Les Défis des Agriculteurs
Cependant, ces négociations sont souvent critiquées pour leur impact sur les prix versés aux producteurs agricoles. Dans le but d’améliorer la rémunération de ces agriculteurs, les gouvernements successifs, sous Emmanuel Macron, ont promulgué plusieurs lois dites ‘Egalim’, visant à réguler ces pratiques.
« Le prix que je reçois ne couvre pas mes coûts de production », déplore Sophie Lenaerts, éleveuse de vaches laitières dans l’Oise depuis trois décennies. « Aujourd’hui, les négociations se font entre nos industries agro-alimentaires et les grandes surfaces, mais le fermier n’est jamais au cœur de ces discussions. Mon acheteur me dit : tu sais, je ne peux pas te payer plus car la grande distribution me met une pression énorme », explique-t-elle. Actuellement, elle vend son lait à 50 centimes le litre à un grand groupe agro-alimentaire qui le transforme en yaourt.
Comment cela fonctionne-t-il concrètement ? En pratique, l’industriel vend ses yaourts à des centres d’achats de grandes surfaces en France, où la loi Egalim est censée garantir une rémunération équitable pour les agriculteurs. Cependant, certaines grandes chaînes françaises exigent également qu’il négocie avec des centres basés en Europe, où la loi Egalim ne s’applique pas. En conséquence, Sophie Lenaerts ne parvient à tirer qu’un salaire de 800 euros par mois.
« Aujourd’hui, le bouc émissaire, c’est bien sûr l’agriculteur. Et c’est plus compréhensible. Et je veux vous dire, pour être encore plus directe, je me fiche de ce qu’ils négocient entre eux. Mais à partir du moment où nous disparaissons un peu plus chaque jour, ce n’est pas juste », dénonce-t-elle.
La Légalité des Négociations
Comment fonctionnent ces centres d’achats européens pour les grandes surfaces ? En gros, ils opèrent selon le même principe que des poupées russes. Récemment, Casino a formé une alliance avec Auchan et Intermarché pour créer un centre d’achats français : Auta Retail. Ce dernier a intégré Everest, un important centre européen regroupant des distributeurs français, allemands et néerlandais. D’autres géants européens incluent Eureca, qui rassemble Carrefour, et Eurelec pour Leclerc.
Mais tout cela est-il légal ? Selon Philippe Goetzmann, expert en distribution, « c’est légal, et même en partie encouragé par l’Union européenne qui vise à harmoniser le marché unique et à établir des prix homogènes à l’échelle de l’UE ». Cependant, l’été dernier, la répression des fraudes en France a condamné le centre d’achats européen de Leclerc, basé à Bruxelles, à une amende de 38 millions d’euros pour ne pas avoir respecté les délais de négociation avec ses fournisseurs français. « Les menaces des autorités publiques à ce sujet ont un impact assez limité, car la plupart du temps, ces jugements sont annulés en appel par les juridictions européennes », ajoute Philippe Goetzmann.
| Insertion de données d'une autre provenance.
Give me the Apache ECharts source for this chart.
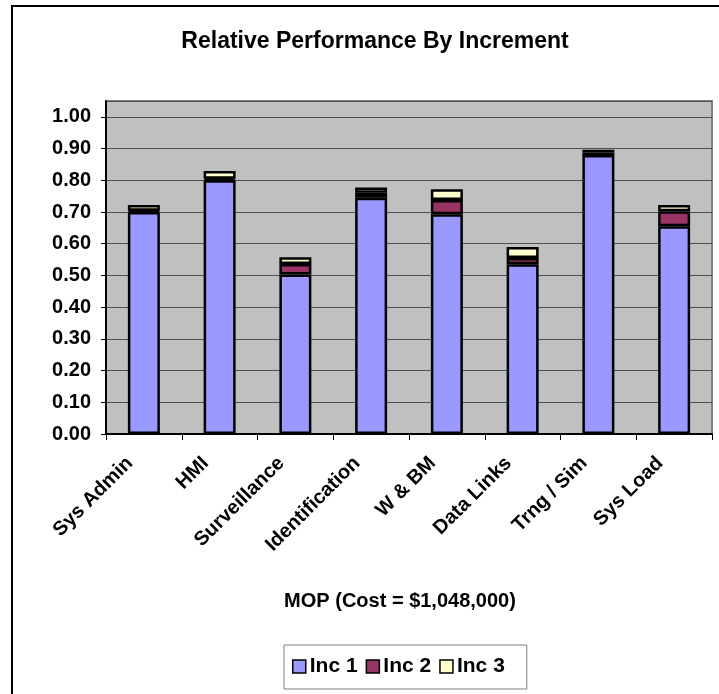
<!DOCTYPE html>
<html>
<head>
<meta charset="utf-8">
<script src="https://cdn.jsdelivr.net/npm/echarts@6/dist/echarts.min.js"></script>
<style>
html,body{margin:0;padding:0;background:#fff;}
#c{width:719px;height:694px;}
</style>
</head>
<body>
<div id="c"></div>
<script>
const categories = ['Sys Admin','HMI','Surveillance','Identification','W & BM','Data Links','Trng / Sim','Sys Load'];
const inc1 = [0.700, 0.800, 0.503, 0.745, 0.693, 0.535, 0.880, 0.655];
const inc2 = [0.004, 0.005, 0.033, 0.016, 0.045, 0.020, 0.008, 0.047];
const inc3 = [0.018, 0.024, 0.021, 0.016, 0.034, 0.035, 0.008, 0.020];
const seriesNames = ['Inc 1','Inc 2','Inc 3'];
const seriesColors = ['#9999FF','#993366','#FFFFCC'];
const yTicks = ['0.00','0.10','0.20','0.30','0.40','0.50','0.60','0.70','0.80','0.90','1.00'];

const FONT = 'Liberation Sans';
const chart = echarts.init(document.getElementById('c'), null, {renderer:'canvas'});
const dataSets = [inc1, inc2, inc3];
chart.setOption({
  animation:false,
  backgroundColor:'#ffffff',
  title:{
    text:'Relative Performance By Increment',
    left:370, top:25, textAlign:'center',
    textStyle:{fontFamily:FONT, fontWeight:'bold', fontSize:23, color:'#000'}
  },
  legend:{
    data:seriesNames,
    left:284, top:645,
    itemWidth:13, itemHeight:13, itemGap:8,
    padding:[11,22,12,8],
    borderColor:'#808080', borderWidth:1,
    icon:'rect',
    selectedMode:false,
    itemStyle:{borderColor:'#000', borderWidth:1.5},
    textStyle:{fontFamily:FONT, fontWeight:'bold', fontSize:21, color:'#000', padding:[0,0,0,-1]}
  },
  grid:{
    left:106, right:7, top:101, bottom:260,
    show:true, backgroundColor:'#C0C0C0', borderColor:'#808080', borderWidth:2
  },
  xAxis:{
    type:'category',
    data:categories,
    name:'MOP (Cost = $1,048,000)',
    nameLocation:'middle',
    nameGap:157,
    nameTextStyle:{fontFamily:FONT, fontWeight:'bold', fontSize:20, color:'#000', padding:[0,18,0,0]},
    axisLine:{lineStyle:{color:'#000', width:2}},
    axisTick:{show:true, inside:false, length:6, alignWithLabel:false, lineStyle:{color:'#000', width:1}},
    axisLabel:{rotate:45, margin:12, interval:0, fontFamily:FONT, fontWeight:'bold', fontSize:20, color:'#000', padding:[0,20,0,0]}
  },
  yAxis:{
    type:'value',
    min:0, max:1.05, interval:0.1,
    axisLine:{show:true, lineStyle:{color:'#000', width:2}},
    axisTick:{show:true, length:5, lineStyle:{color:'#000', width:1}},
    splitLine:{show:true, lineStyle:{color:'#505050', width:1}},
    axisLabel:{
      margin:15, showMaxLabel:false,
      fontFamily:FONT, fontWeight:'bold', fontSize:20, color:'#000',
      formatter:function(v){ const i = Math.round(v*10); return (i>=0 && i<yTicks.length && Math.abs(v*10-i)<1e-6) ? yTicks[i] : ''; }
    }
  },
  series: seriesNames.map(function(n, k){
    return {
      name:n, type:'bar', stack:'all',
      barWidth:32,
      data:dataSets[k],
      itemStyle:{color:seriesColors[k], borderColor:'#000', borderWidth:2.5}
    };
  }),
  graphic:[{
    type:'rect', z:100, silent:true,
    shape:{x:12, y:6, width:760, height:760},
    style:{fill:'none', stroke:'#000', lineWidth:2}
  }]
});
</script>
</body>
</html>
Lors de notre enquête, Leclerc et Intermarché n’ont pas répondu. Seul le groupe Carrefour a accepté de répondre par écrit, déclarant que « rien n’empêche de prendre en compte la rémunération des producteurs français tant que les industriels sont transparents sur leurs prix d’achat. Il est crucial de maximiser nos achats pour essayer de négocier sur un pied d’égalité avec ces grandes multinationales ». En somme, Carrefour renvoie la responsabilité aux grands groupes industriels, souvent basés à l’étranger.
L’ILEC, l’organisation qui les représente en France, apporte une précision. « Ce ne sont pas les grands groupes qui négocient, du côté industriel, ce sont les filiales françaises. Prenons un exemple : un fabricant de fromage, qui peut réaliser jusqu’à 500 millions d’euros de chiffre d’affaires, cela représente beaucoup, mais il fait face à une coalition de distributeurs européens qui pèse 100, 150 ou même 200 milliards d’euros de chiffre d’affaires. Vous pouvez donc voir la relation totalement déséquilibrée », explique Nicolas Facon, président de l’ILEC.
Même Nestlé, le plus grand groupe agro-alimentaire au monde, pèse désormais moins que certains centres d’achats européens. « Certes, la distribution cherche à acheter au plus bas prix possible, mais un distributeur n’aura pas les mêmes prix en Allemagne, en France ou en Espagne », poursuit Nicolas Facon. À titre de comparaison, en France, les produits alimentaires vendus en grande surface sont encore 7,6 % plus chers que la moyenne européenne aujourd’hui.